Emulation is in the spotlight right now thanks to Nintendo's tussle with the creators of Yuzu, but hardware makers have been chasing down this kind of thing for quite some time – as a new video by Greg Gant (of Definitive Mac Upgrade Guide fame) attests.
Gant's video shines a light on an infamous moment in Apple's history when its Steve Jobs actually went on live television in 1999 to promote the fact that it was possible to play PS1 games on a Mac via Virtual Game Station (VGS), a commercially-available emulator (thanks, Overkill.wtf).

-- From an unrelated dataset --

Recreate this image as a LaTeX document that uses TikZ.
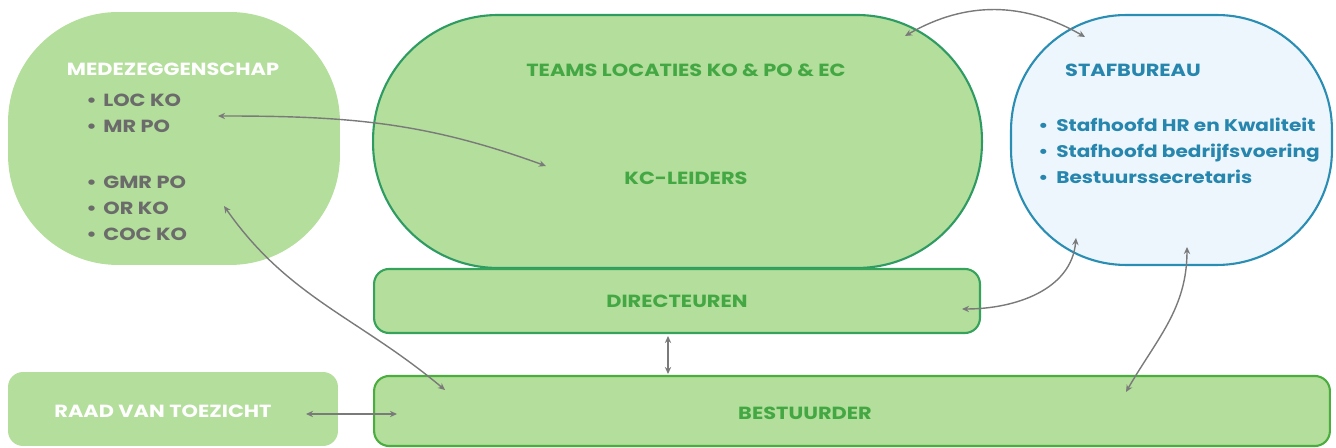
\documentclass[tikz,border=0pt]{standalone}
\usepackage{fontspec}
\setmainfont{Poppins}[FakeStretch=1.19]
\usetikzlibrary{arrows.meta}

\definecolor{leaf}{HTML}{B4DE9B}
\definecolor{leaftext}{HTML}{43A843}
\definecolor{teamline}{HTML}{2E9B62}
\definecolor{dirline}{HTML}{36A35C}
\definecolor{bestline}{HTML}{4AAE3E}
\definecolor{stafback}{HTML}{EDF6FC}
\definecolor{stafline}{HTML}{2A8DB4}
\definecolor{staftext}{HTML}{2786AE}
\definecolor{itemgray}{HTML}{6B6B6B}
\definecolor{arrowgray}{HTML}{7A7A7A}

\tikzset{
  blob/.style={rectangle, fill=leaf, inner sep=0pt},
  bar/.style={blob, rounded corners=0.3cm},
  head/.style={inner sep=0pt, font=\fontsize{10}{12}\selectfont\bfseries},
  item/.style={inner sep=0pt, anchor=base west, font=\fontsize{10}{12}\selectfont\bfseries},
  link/.style={draw=arrowgray, line width=0.8pt, >={Stealth[length=4pt,width=3.6pt]}, <->}
}

\begin{document}
\begin{tikzpicture}[x=0.02cm, y=-0.02cm]
\useasboundingbox (0,0) rectangle (1336,448);

% blocks
\node[blob, minimum width=6.64cm, minimum height=5.06cm, rounded corners=2.2cm] (mz) at (174,138.5) {};
\node[blob, draw=teamline, line width=1.2pt, minimum width=12.18cm, minimum height=5.06cm, rounded corners=2.5cm] (teams) at (677.5,141.5) {};
\node[blob, fill=stafback, draw=stafline, line width=1.2pt, minimum width=6.42cm, minimum height=5cm, rounded corners=2.3cm] (staf) at (1171.5,140) {};
\node[bar, draw=dirline, line width=1.2pt, minimum width=12.12cm, minimum height=1.28cm] (dir) at (677,301) {};
\node[bar, minimum width=6.6cm, minimum height=1.48cm] (raad) at (173,409) {};
\node[bar, draw=bestline, line width=1.2pt, minimum width=19.12cm, minimum height=1.4cm] (best) at (852,411) {};

% titles
\node[head, text=white] (mzhead) at (173,69) {MEDEZEGGENSCHAP};
\node[head, text=leaftext] (teamshead) at (686,70) {TEAMS LOCATIES KO \& PO \& EC};
\node[head, text=leaftext] (kc) at (686,178) {KC-LEIDERS};
\node[head, text=staftext] (stafhead) at (1133,70) {STAFBUREAU};
\node[head, text=leaftext] (dirtext) at (677,301) {DIRECTEUREN};
\node[head, text=white] (raadtext) at (163,411) {RAAD VAN TOEZICHT};
\node[head, text=leaftext] (besttext) at (805,413) {BESTUURDER};

% lists
\foreach \t/\y [count=\i] in {LOC KO/107, MR PO/133, GMR PO/189, OR KO/215, COC KO/241}
  \node[item, text=itemgray] (mzitem\i) at (86,\y) {\makebox[0.34cm][l]{•}\t};
\foreach \t/\y [count=\i] in {Stafhoofd HR en Kwaliteit/132, Stafhoofd bedrijfsvoering/158, Bestuurssecretaris/184}
  \node[item, text=staftext, font=\fontsize{9.6}{12}\selectfont\bfseries] (stafitem\i) at (1038,\y) {\makebox[0.36cm][l]{•}\t};

% connector ends
\coordinate (mzA) at (218,116);
\coordinate (kcA) at (546,166);
\coordinate (mzB) at (224,206);
\coordinate (bestA) at (445,390);
\coordinate (teamsA) at (905,36);
\coordinate (stafA) at (1085,37);
\coordinate (stafB) at (1076,238);
\coordinate (dirA) at (962,309);
\coordinate (stafC) at (1187,247);
\coordinate (bestB) at (1126,392);
\coordinate (dirB) at (668,336);
\coordinate (bestC) at (668,374);
\coordinate (raadA) at (306,414);
\coordinate (bestD) at (397,414);

\draw[link] (mzA) to [out=0, in=160] (kcA);
\draw[link] (mzB) to [out=-55, in=140] (bestA);
\draw[link] (teamsA) to [out=30, in=150] (stafA);
\draw[link] (dirA) to [out=0, in=-95] (stafB);
\draw[link] (stafC) to [out=-90, in=60] (bestB);
\draw[link] (dirB) -- (bestC);
\draw[link] (raadA) -- (bestD);
\end{tikzpicture}
\end{document}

Speaking on the U.S. news network CNBC, Jobs even went as far as to point out that it wasn't available for Windows PCs, the Mac's great rival. Jobs announced the emulator during Macworld 1999 and even showed it running on-stage:
As you might imagine, Sony took a rather dim view of this; the PS1 market was still very large at this point, despite the fact that the console was almost five years old. Being able to play games on a Mac – and therefore circumventing the need to purchase a console – would have been damaging to the company's business, and it predictably took legal action, claiming that the fact that the system's BIOS had been copied constituted copyright infringement.
Sony Computer Entertainment, Inc. v. Connectix Corp. case is an interesting one; the Ninth Circuit Court of Appeals ruled that reverse-engineering a copyrighted BIOS and creating an alternative does not constitute copyright infringement, thereby laying down the rules of emulation which hold true to this very day.
Sony and Connectix would settle out of court, and Sony eventually purchased the rights to the VGS emulator in 2001, withdrawing the product from sale later that same year. Connectix would shut down in 2003.